- **The problem**:
Retype the whole listing verbatim and keep the pictures out of it.

--- start Supplied material ---

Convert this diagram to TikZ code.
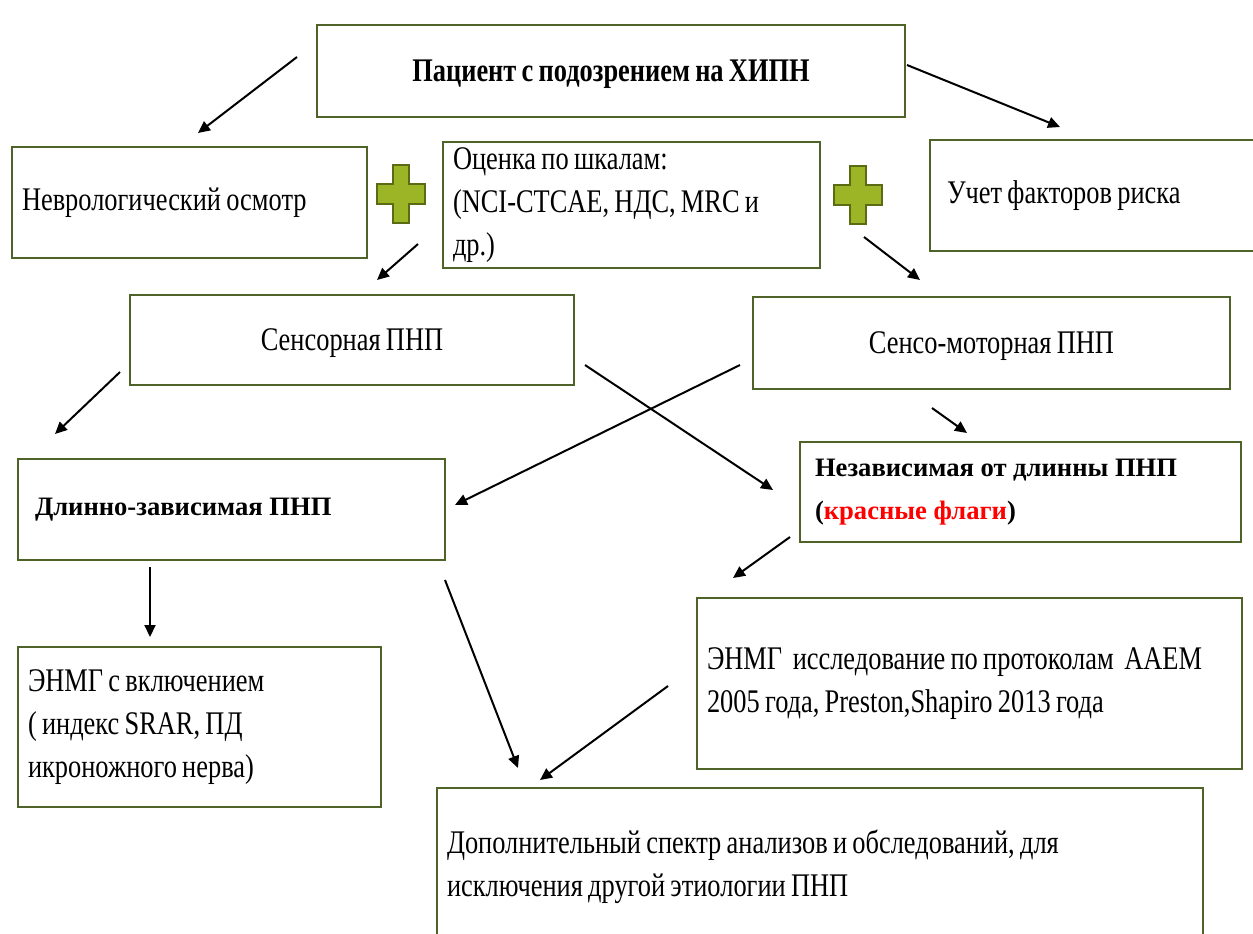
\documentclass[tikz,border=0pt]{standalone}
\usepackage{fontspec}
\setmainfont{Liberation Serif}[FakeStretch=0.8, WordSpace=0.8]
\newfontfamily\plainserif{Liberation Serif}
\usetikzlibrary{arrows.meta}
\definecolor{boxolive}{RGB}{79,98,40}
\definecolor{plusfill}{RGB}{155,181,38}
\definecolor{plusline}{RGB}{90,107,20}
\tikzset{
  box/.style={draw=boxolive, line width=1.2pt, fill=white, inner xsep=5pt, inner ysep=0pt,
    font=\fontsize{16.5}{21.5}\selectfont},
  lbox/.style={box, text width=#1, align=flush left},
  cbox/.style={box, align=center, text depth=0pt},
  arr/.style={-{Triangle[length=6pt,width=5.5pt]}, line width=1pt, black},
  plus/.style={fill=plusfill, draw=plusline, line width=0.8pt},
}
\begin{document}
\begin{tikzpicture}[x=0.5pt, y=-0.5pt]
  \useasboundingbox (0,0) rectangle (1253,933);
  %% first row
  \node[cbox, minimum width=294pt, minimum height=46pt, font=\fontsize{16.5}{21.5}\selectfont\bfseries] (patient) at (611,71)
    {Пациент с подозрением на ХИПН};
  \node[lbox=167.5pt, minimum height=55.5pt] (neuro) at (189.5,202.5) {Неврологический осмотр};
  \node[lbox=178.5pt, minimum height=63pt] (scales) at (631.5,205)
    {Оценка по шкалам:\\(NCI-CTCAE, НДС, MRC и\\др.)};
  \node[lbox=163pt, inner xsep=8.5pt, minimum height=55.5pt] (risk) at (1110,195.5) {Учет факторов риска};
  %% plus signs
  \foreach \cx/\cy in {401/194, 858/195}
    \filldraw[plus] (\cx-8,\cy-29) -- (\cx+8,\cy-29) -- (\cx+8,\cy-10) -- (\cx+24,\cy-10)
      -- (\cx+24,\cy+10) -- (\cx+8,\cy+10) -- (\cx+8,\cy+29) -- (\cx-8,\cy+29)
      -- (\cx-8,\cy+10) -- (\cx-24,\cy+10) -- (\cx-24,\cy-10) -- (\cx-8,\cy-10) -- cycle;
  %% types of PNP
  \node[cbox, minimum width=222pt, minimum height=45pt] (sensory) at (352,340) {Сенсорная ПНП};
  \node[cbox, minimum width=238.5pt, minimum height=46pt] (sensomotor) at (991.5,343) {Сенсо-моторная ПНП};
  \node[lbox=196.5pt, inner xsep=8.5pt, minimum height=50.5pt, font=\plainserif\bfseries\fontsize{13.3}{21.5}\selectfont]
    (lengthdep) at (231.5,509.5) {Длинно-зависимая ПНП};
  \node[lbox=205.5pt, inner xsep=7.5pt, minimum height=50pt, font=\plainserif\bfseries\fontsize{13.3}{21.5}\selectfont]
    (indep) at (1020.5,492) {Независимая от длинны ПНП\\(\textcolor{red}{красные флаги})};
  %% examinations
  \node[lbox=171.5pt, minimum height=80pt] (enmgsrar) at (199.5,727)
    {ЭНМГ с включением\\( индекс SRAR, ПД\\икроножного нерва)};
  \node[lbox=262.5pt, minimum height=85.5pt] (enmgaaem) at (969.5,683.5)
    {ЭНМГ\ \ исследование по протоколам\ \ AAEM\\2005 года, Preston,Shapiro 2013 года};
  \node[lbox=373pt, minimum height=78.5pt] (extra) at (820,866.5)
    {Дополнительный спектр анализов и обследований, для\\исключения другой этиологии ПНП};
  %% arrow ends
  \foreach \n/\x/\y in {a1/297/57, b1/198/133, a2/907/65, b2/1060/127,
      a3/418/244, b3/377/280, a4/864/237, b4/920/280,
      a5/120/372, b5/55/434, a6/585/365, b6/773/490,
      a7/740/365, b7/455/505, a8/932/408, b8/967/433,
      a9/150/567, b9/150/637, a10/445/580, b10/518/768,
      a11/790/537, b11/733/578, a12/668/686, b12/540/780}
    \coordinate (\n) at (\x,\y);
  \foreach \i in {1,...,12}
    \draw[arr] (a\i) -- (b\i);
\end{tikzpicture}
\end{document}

--- end Supplied material ---

- **Solution for this problem**:
Convert this diagram to TikZ code.
\documentclass[tikz,border=0pt]{standalone}
\usepackage{fontspec}
\setmainfont{Liberation Serif}[FakeStretch=0.8, WordSpace=0.8]
\newfontfamily\plainserif{Liberation Serif}
\usetikzlibrary{arrows.meta}
\definecolor{boxolive}{RGB}{79,98,40}
\definecolor{plusfill}{RGB}{155,181,38}
\definecolor{plusline}{RGB}{90,107,20}
\tikzset{
  box/.style={draw=boxolive, line width=1.2pt, fill=white, inner xsep=5pt, inner ysep=0pt,
    font=\fontsize{16.5}{21.5}\selectfont},
  lbox/.style={box, text width=#1, align=flush left},
  cbox/.style={box, align=center, text depth=0pt},
  arr/.style={-{Triangle[length=6pt,width=5.5pt]}, line width=1pt, black},
  plus/.style={fill=plusfill, draw=plusline, line width=0.8pt},
}
\begin{document}
\begin{tikzpicture}[x=0.5pt, y=-0.5pt]
  \useasboundingbox (0,0) rectangle (1253,933);
  %% first row
  \node[cbox, minimum width=294pt, minimum height=46pt, font=\fontsize{16.5}{21.5}\selectfont\bfseries] (patient) at (611,71)
    {Пациент с подозрением на ХИПН};
  \node[lbox=167.5pt, minimum height=55.5pt] (neuro) at (189.5,202.5) {Неврологический осмотр};
  \node[lbox=178.5pt, minimum height=63pt] (scales) at (631.5,205)
    {Оценка по шкалам:\\(NCI-CTCAE, НДС, MRC и\\др.)};
  \node[lbox=163pt, inner xsep=8.5pt, minimum height=55.5pt] (risk) at (1110,195.5) {Учет факторов риска};
  %% plus signs
  \foreach \cx/\cy in {401/194, 858/195}
    \filldraw[plus] (\cx-8,\cy-29) -- (\cx+8,\cy-29) -- (\cx+8,\cy-10) -- (\cx+24,\cy-10)
      -- (\cx+24,\cy+10) -- (\cx+8,\cy+10) -- (\cx+8,\cy+29) -- (\cx-8,\cy+29)
      -- (\cx-8,\cy+10) -- (\cx-24,\cy+10) -- (\cx-24,\cy-10) -- (\cx-8,\cy-10) -- cycle;
  %% types of PNP
  \node[cbox, minimum width=222pt, minimum height=45pt] (sensory) at (352,340) {Сенсорная ПНП};
  \node[cbox, minimum width=238.5pt, minimum height=46pt] (sensomotor) at (991.5,343) {Сенсо-моторная ПНП};
  \node[lbox=196.5pt, inner xsep=8.5pt, minimum height=50.5pt, font=\plainserif\bfseries\fontsize{13.3}{21.5}\selectfont]
    (lengthdep) at (231.5,509.5) {Длинно-зависимая ПНП};
  \node[lbox=205.5pt, inner xsep=7.5pt, minimum height=50pt, font=\plainserif\bfseries\fontsize{13.3}{21.5}\selectfont]
    (indep) at (1020.5,492) {Независимая от длинны ПНП\\(\textcolor{red}{красные флаги})};
  %% examinations
  \node[lbox=171.5pt, minimum height=80pt] (enmgsrar) at (199.5,727)
    {ЭНМГ с включением\\( индекс SRAR, ПД\\икроножного нерва)};
  \node[lbox=262.5pt, minimum height=85.5pt] (enmgaaem) at (969.5,683.5)
    {ЭНМГ\ \ исследование по протоколам\ \ AAEM\\2005 года, Preston,Shapiro 2013 года};
  \node[lbox=373pt, minimum height=78.5pt] (extra) at (820,866.5)
    {Дополнительный спектр анализов и обследований, для\\исключения другой этиологии ПНП};
  %% arrow ends
  \foreach \n/\x/\y in {a1/297/57, b1/198/133, a2/907/65, b2/1060/127,
      a3/418/244, b3/377/280, a4/864/237, b4/920/280,
      a5/120/372, b5/55/434, a6/585/365, b6/773/490,
      a7/740/365, b7/455/505, a8/932/408, b8/967/433,
      a9/150/567, b9/150/637, a10/445/580, b10/518/768,
      a11/790/537, b11/733/578, a12/668/686, b12/540/780}
    \coordinate (\n) at (\x,\y);
  \foreach \i in {1,...,12}
    \draw[arr] (a\i) -- (b\i);
\end{tikzpicture}
\end{document}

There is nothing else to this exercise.